I’ll leave it to you to judge the nobility of this reason, Cindy, but in the final analysis I believe Casey died for someone who is both eternally grateful and pitifully unworthy. I believe he died for me.
Sometimes memories fade quickly, but it was just a few short years ago, on a clear autumn morning, when the smoldering ruin of two great towers served to awaken a mighty, yet complacent nation. On that dreadful day this nation awoke from its slumber to the stark reality that there exist in this world men of pure evil and malice, unhindered by conscience, whose clear intent is to subjugate the entire world, or destroy it.
In that knowledge I thank the Almighty that in his magnificent beneficence he, by his grace, bestows upon our nation at every crossroads of history where liberty and peace are threatened, good and valiant men such as Casey who, like the great martyrs, stand willing to refresh God’s tree of liberty with their heroic blood.
As the adoring father of three young children I can only imagine the grief you must feel at the loss of your son in the prime of his young life.
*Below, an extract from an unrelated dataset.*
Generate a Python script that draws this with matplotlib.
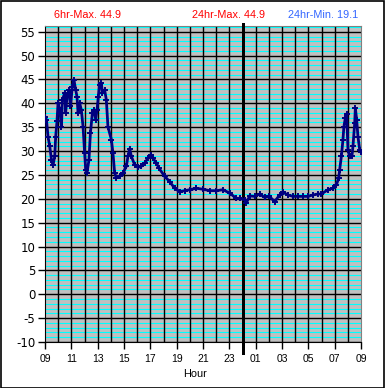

May the Lord, in his mercy, assuage your sorrow, temper your bitterness, soften your heart that you might see, as do your countrymen, the selfless sacrifice made by men such as your son upon the altar of freedom, for all mankind.
As I pen this little note, safe in my home in a sleepy suburb, I do so knowing that, as George Orwell said, “rough men stand ready in the night to visit violence upon those who would do us harm.” Your son, Cindy, was one of those men; our Guardian Angel, a Christian warrior of old who selflessly answered his country’s call to arms and marched forth into battle; he was a much better man than I.
You should take great comfort in knowing that Casey today sits astride a majestic mount, gleaming sword in hand, taking his rightful place amongst the great host of St. Michael. And all the faithful should rejoice that when the final battle is joined, Casey would follow his Captain, the Prince of Peace to glorious victory over the minions of darkness.
May God bless Casey Sheehan and all those noble warriors who have fallen in the service of freedom; that a righteous people may live, under God, in liberty.